The UN refugee agency says a loss of hope and appalling living conditions are major factors behind the recent spike in the number of Syrian refugees from the region seeking asylum in Europe. Last month, David Cameron was forced to back down and accept 20,000 Syrians over the next 5 years, having admitted fewer than a hundred through an earlier scheme. This is welcome but insufficient and more must be done. However, it also right that that we should be supporting refugees close to home wherever possible, and play our full part in a wider response which includes proper facilities for processing applicants arriving in countries like Greece.  Individual claims have to be swiftly and properly assessed so that refugees from war and persecution get the help they need, while those seeking to travel to Europe for work are discouraged from making the dangerous journey, and the people trafficking gangs that exploit this desperation are tackled effectively. The distinction between refugees fleeing war or persecution and those wanting a chance to build a decent life is not always as clear cut as everyone would like, but there is a difference and policy approaches to the two issues are therefore different.

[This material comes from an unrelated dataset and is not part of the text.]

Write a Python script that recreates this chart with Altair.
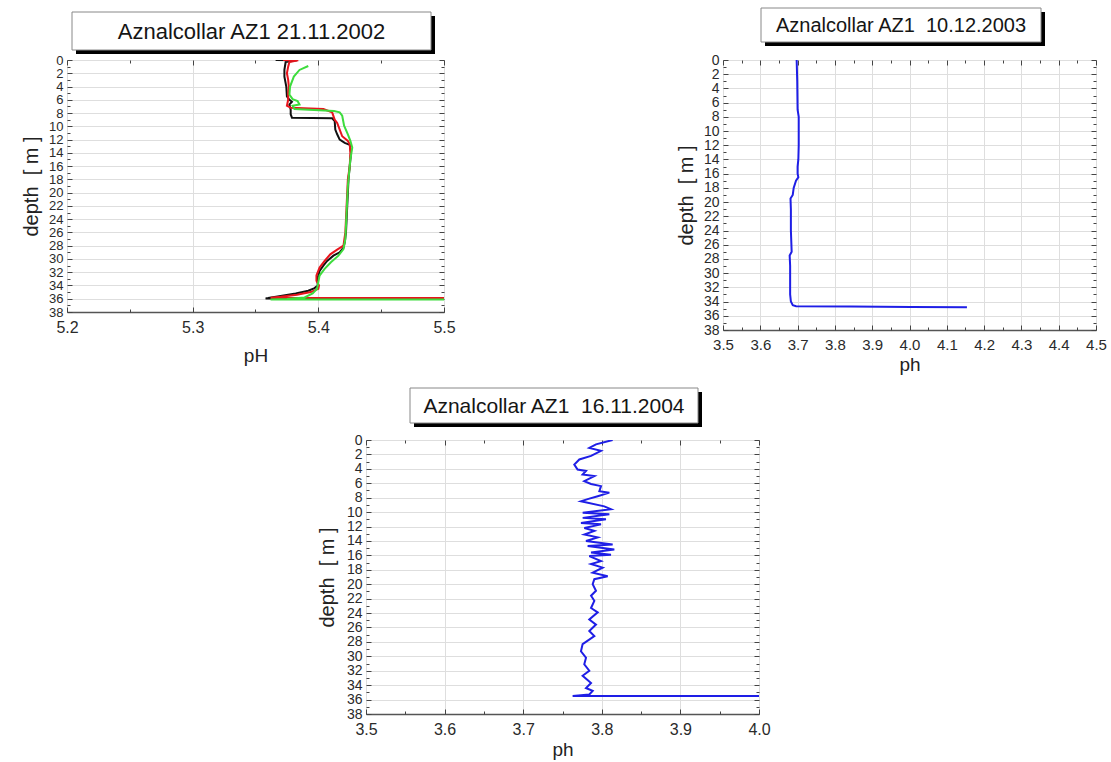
import altair as alt
import pandas as pd

FONT = "Liberation Sans"

# ---------------- Panel 1: Aznalcollar AZ1 21.11.2002 ----------------
p1_title = "Aznalcollar AZ1 21.11.2002"
p1_xticks = [5.2, 5.3, 5.4, 5.5]
p1_xminor = [5.25, 5.35, 5.45]

p1_black_depth = [0.0, 0.05, 0.3, 1.5, 2.5, 4.0, 5.5, 6.0, 6.3, 6.7, 7.5, 8.2, 8.7, 8.8, 9.2,
                  10.5, 11.2, 12.0, 12.5, 12.8, 14.0, 16.0, 18.0, 20.0, 22.0, 24.0, 26.0, 27.5,
                  28.3, 29.0, 29.5, 30.3, 31.0, 31.8, 32.8, 34.0, 34.4, 34.8, 35.2, 35.6, 35.9,
                  35.95, 35.95]
p1_black_ph = [5.366, 5.383, 5.374, 5.373, 5.373, 5.3745, 5.375, 5.377, 5.379, 5.377, 5.378,
               5.378, 5.379, 5.411, 5.413, 5.4135, 5.415, 5.417, 5.421, 5.425, 5.426, 5.425,
               5.424, 5.4235, 5.423, 5.4225, 5.422, 5.421, 5.420, 5.417, 5.412, 5.407, 5.404,
               5.401, 5.3995, 5.3995, 5.397, 5.392, 5.382, 5.370, 5.360, 5.358, 5.52]

p1_red_depth = [0.0, 0.05, 0.3, 1.0, 2.0, 3.0, 4.0, 5.0, 6.0, 6.9, 7.2, 7.4, 7.9, 9.0, 9.5,
                10.5, 11.5, 12.2, 12.7, 14.0, 16.0, 18.0, 20.0, 22.0, 24.0, 26.0, 28.0, 28.6,
                29.3, 30.3, 31.3, 32.5, 33.3, 34.0, 34.5, 35.0, 35.4, 35.7, 35.85, 35.9]
p1_red_ph = [5.372, 5.384, 5.377, 5.376, 5.375, 5.376, 5.3765, 5.376, 5.376, 5.375, 5.378,
             5.404, 5.411, 5.413, 5.415, 5.417, 5.419, 5.4235, 5.425, 5.4255, 5.425, 5.4235,
             5.423, 5.4225, 5.422, 5.4215, 5.420, 5.415, 5.4095, 5.405, 5.401, 5.3985, 5.3985,
             5.4005, 5.400, 5.394, 5.383, 5.370, 5.362, 5.52]

p1_green_depth = [0.9, 1.5, 2.5, 4.0, 5.2, 5.9, 6.2, 6.7, 6.9, 7.4, 7.7, 7.9, 8.4, 9.9, 11.2,
                  12.2, 13.2, 15.0, 17.0, 19.0, 21.0, 23.0, 25.0, 27.0, 28.5, 29.5, 30.5, 31.5,
                  32.5, 33.5, 34.5, 35.2, 35.8, 36.05, 36.1, 36.1]
p1_green_ph = [5.392, 5.385, 5.3805, 5.3775, 5.377, 5.3795, 5.3835, 5.385, 5.3795, 5.381,
               5.4125, 5.417, 5.419, 5.4205, 5.4235, 5.4255, 5.427, 5.4255, 5.4245, 5.4235,
               5.423, 5.4225, 5.422, 5.4215, 5.420, 5.416, 5.410, 5.405, 5.401, 5.400, 5.399,
               5.3955, 5.389, 5.375, 5.362, 5.52]

# ---------------- Panel 2: Aznalcollar AZ1 10.12.2003 ----------------
p2_title = "Aznalcollar AZ1\u00a0 10.12.2003"
p2_xticks = [3.5, 3.6, 3.7, 3.8, 3.9, 4.0, 4.1, 4.2, 4.3, 4.4, 4.5]
p2_xminor = [3.55, 3.65, 3.75, 3.85, 3.95, 4.05, 4.15, 4.25, 4.35, 4.45]
p2_depth = [0, 3, 7, 8, 10, 12, 14, 15, 16, 16.5, 17, 18, 19, 19.5, 21, 24, 27, 27.5, 29, 31,
            33, 34, 34.5, 34.65, 34.7, 34.75, 34.8]
p2_ph = [3.6975, 3.699, 3.700, 3.703, 3.703, 3.703, 3.702, 3.700, 3.700, 3.702, 3.6957, 3.6895,
         3.687, 3.681, 3.682, 3.682, 3.6841, 3.6787, 3.680, 3.680, 3.680, 3.682, 3.687, 3.696,
         3.843, 4.004, 4.154]

# ---------------- Panel 3: Aznalcollar AZ1 16.11.2004 ----------------
p3_title = "Aznalcollar AZ1\u00a0 16.11.2004"
p3_xticks = [3.5, 3.6, 3.7, 3.8, 3.9, 4.0]
p3_xminor = [3.55, 3.65, 3.75, 3.85, 3.95]
p3_depth = [0.0, 0.6, 1.1, 1.5, 2.2, 2.7, 3.4, 4.1, 4.3, 4.8, 5.0, 5.7, 6.1, 6.4, 7.1, 7.3,
            7.8, 8.2, 8.5, 9.2,
            9.6, 10.1, 10.3, 10.8, 11.0, 11.5, 11.7, 12.2, 12.6, 13.1, 13.5, 14.0, 14.5, 14.7,
            15.2, 15.6, 15.9, 16.1, 16.8, 17.2, 17.7, 18.4, 18.9, 19.3, 20.0,
            20.9, 21.6, 22.3, 23.3, 23.9, 24.9, 25.6, 26.5, 27.2, 28.3, 29.3, 30.2, 31.1,
            32.0, 32.7, 33.7, 34.4, 34.8, 35.3, 35.5, 35.5]
p3_ph = [3.8138, 3.7926, 3.7841, 3.7990, 3.7863, 3.7714, 3.7650, 3.7692, 3.7799, 3.7756,
         3.7905, 3.7777, 3.7863, 3.7990, 3.7969, 3.8096, 3.7948, 3.7820, 3.7735, 3.8032,
         3.8117, 3.7757, 3.8096, 3.7757, 3.8053, 3.7735, 3.7990, 3.7778, 3.7905, 3.7778,
         3.7947, 3.7799, 3.8138, 3.7820, 3.8159, 3.7863, 3.8117, 3.7841, 3.7990, 3.7863,
         3.8011, 3.7884, 3.8075, 3.7905, 3.7884,
         3.7926, 3.7863, 3.7905, 3.7863, 3.7948, 3.7841, 3.7926, 3.7841, 3.7905, 3.7756,
         3.7735, 3.7799, 3.7777, 3.7841, 3.7756, 3.7863, 3.7799, 3.7884, 3.7841, 3.7629, 4.02]

depth_major = list(range(0, 39, 2))
depth_minor = list(range(1, 38, 2))


def line_df(depths, phs):
    return pd.DataFrame({"depth": depths, "ph": phs, "i": list(range(len(depths)))})


def panel(series, xdomain, xmajor, xminor, width, height, xtitle, title, box, title_size,
          xlab_size, ylab_size, xtitle_pad, ytitle_pad, extent_rects=()):
    xs = alt.Scale(domain=xdomain, nice=False, zero=False)
    ys = alt.Scale(domain=[0, 38], reverse=True, nice=False, zero=False)
    one = pd.DataFrame({"a": [0]})
    bx0, by0, bx1, by1 = box
    layers = []
    # invisible rectangles that fix the panel's extent inside the page layout
    for (rx0, ry0, rx1, ry1) in extent_rects:
        layers.append(alt.Chart(one).mark_rect(opacity=0).encode(
            x=alt.value(rx0), x2=alt.value(rx1), y=alt.value(ry0), y2=alt.value(ry1)))
    layers.append(alt.Chart(one).mark_rect(color="black").encode(
        x=alt.value(bx0 + 4), x2=alt.value(bx1 + 4), y=alt.value(by0 + 4), y2=alt.value(by1 + 4)))
    layers.append(alt.Chart(one).mark_rect(fill="white", stroke="#888888", strokeWidth=1).encode(
        x=alt.value(bx0), x2=alt.value(bx1), y=alt.value(by0), y2=alt.value(by1)))
    layers.append(alt.Chart(one).mark_text(font=FONT, fontSize=title_size, color="#151515",
                                           align="center", baseline="middle").encode(
        x=alt.value((bx0 + bx1) / 2), y=alt.value((by0 + by1) / 2 + 1), text=alt.value(title)))

    x_main = alt.Axis(orient="bottom", values=xmajor, format=".1f", grid=True,
                      gridColor="#dedede", gridWidth=1, ticks=False, domain=True,
                      domainColor="#555555", domainWidth=1.3, labelFont=FONT,
                      labelFontSize=xlab_size, labelColor="#2a2a2a", labelPadding=7,
                      labelFlush=False, labelOverlap=False, title=xtitle, titleFont=FONT,
                      titleFontSize=19, titleFontWeight="normal", titleColor="#222222",
                      titlePadding=xtitle_pad)
    y_main = alt.Axis(orient="left", values=depth_major, grid=True, gridColor="#dedede",
                      gridWidth=1, ticks=False, domain=False, labelFont=FONT,
                      labelFontSize=ylab_size, labelColor="#2a2a2a", labelPadding=4,
                      labelOverlap=False, labelFlush=False, title="depth\u00a0 [ m ]",
                      titleFont=FONT, titleFontSize=20, titleFontWeight="normal",
                      titleColor="#222222", titlePadding=ytitle_pad)

    first = True
    for df, col in series:
        layers.append(alt.Chart(df).mark_line(clip=True, strokeWidth=2, color=col).encode(
            x=alt.X("ph:Q", scale=xs, axis=x_main if first else None),
            y=alt.Y("depth:Q", scale=ys, axis=y_main if first else None),
            order=alt.Order("i:Q")))
        first = False

    anchor = pd.DataFrame({"ph": [xdomain[0]], "depth": [0]})

    def tick_axes(orient_x, orient_y, xv, yv, size):
        ax = alt.Axis(orient=orient_x, values=xv, labels=False, ticks=True, tickSize=size,
                      tickColor="#444444", tickWidth=1, offset=-size, domain=False,
                      grid=False, title=None)
        ay = alt.Axis(orient=orient_y, values=yv, labels=False, ticks=True, tickSize=size,
                      tickColor="#444444", tickWidth=1, offset=-size, domain=False,
                      grid=False, title=None)
        return alt.Chart(anchor).mark_point(opacity=0).encode(
            x=alt.X("ph:Q", scale=xs, axis=ax), y=alt.Y("depth:Q", scale=ys, axis=ay))

    layers.append(tick_axes("bottom", "left", xmajor, depth_major, 5))
    layers.append(tick_axes("bottom", "left", xminor, depth_minor, 3))
    layers.append(tick_axes("top", "right", xmajor, depth_major, 5))
    layers.append(tick_axes("top", "right", xminor, depth_minor, 3))

    return alt.layer(*layers).properties(width=width, height=height).resolve_axis(
        x="independent", y="independent")


p1 = panel([(line_df(p1_black_depth, p1_black_ph), "#111111"),
            (line_df(p1_red_depth, p1_red_ph), "#e8141c"),
            (line_df(p1_green_depth, p1_green_ph), "#3ddc3d")],
           [5.2, 5.5], p1_xticks, p1_xminor, 377, 252, "pH", p1_title,
           (5, -48, 364, -10), 22, 16, 13, 11, 7,
           extent_rects=[(-66, -59, 0, 0)])

p2 = panel([(line_df(p2_depth, p2_ph), "#1e1ee6")],
           [3.5, 4.5], p2_xticks, p2_xminor, 373, 270, "ph", p2_title,
           (38, -52, 318, -18), 20, 15, 14, 3, 7,
           extent_rects=[(0, 270, 10, 320)])

p3 = panel([(line_df(p3_depth, p3_ph), "#1e1ee6")],
           [3.5, 4.0], p3_xticks, p3_xminor, 393, 274, "ph", p3_title,
           (44, -52, 332, -17), 21, 16, 14, 3, 9,
           extent_rects=[(-10, -58, 0, 0)])

spacer = alt.Chart(pd.DataFrame({"a": [0]})).mark_point(opacity=0).encode(
    x=alt.value(0), y=alt.value(0)).properties(
    width=20, height=10, view=alt.ViewBackground(strokeOpacity=0))

top_row = alt.hconcat(p1, p2, spacing=279, bounds="flush")
bottom_row = alt.hconcat(spacer, p3, spacing=279, bounds="flush")

chart = alt.vconcat(top_row, bottom_row, spacing=0).properties(
    padding=0, background="white"
).configure_view(stroke="#8a8a8a", strokeWidth=1)

chart.save("out.html", embed_options={"renderer": "svg", "actions": False})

Ultimately, solutions lie in ending conflicts such as the hideous civil war, minimising the impact of other factors in migration such as climate change and poverty. Neither are easy, to say the least- 14 years after the campaign against the Taliban and Al-Qaeda began in Afghanistan, fighting continues and refugees continue to leave- yet conflicts do end and global poverty has been reduced. There is an urgent need to put new life into a Syrian peace initiative, including safe havens for Syrians within the country’s borders. ISIL is a vile organisation that  the world cannot ignore. But air strikes against ISIL ,  in the absence of a much broader approach to Syria will fail to deal with the wider problem, not least since most refugees are fleeing Assad, not ISIL. In the last few days, of course, the dramatic scale of the Russian intervention seems to have set back any early hopes of creating safe havens backed by ‘no-fly zones’ and the situation is changing almost by the hour. This is bad news, but it doesn’t change the essence of what we need.

We need effective action to tackle ISIL/ Daesh, the creation of Safe Zones in Syria to shelter those who have had to flee their homes; the referral of suspected war crimes to the International Criminal Court; increased humanitarian aid to those who have fled to neighbouring states; an international agreement for countries to welcome their share of Syrian refugees; and a major international effort bringing together Russia, Iran, Gulf and neighbouring states, the United States of America and Europe to agree a post-civil war plan for Syria.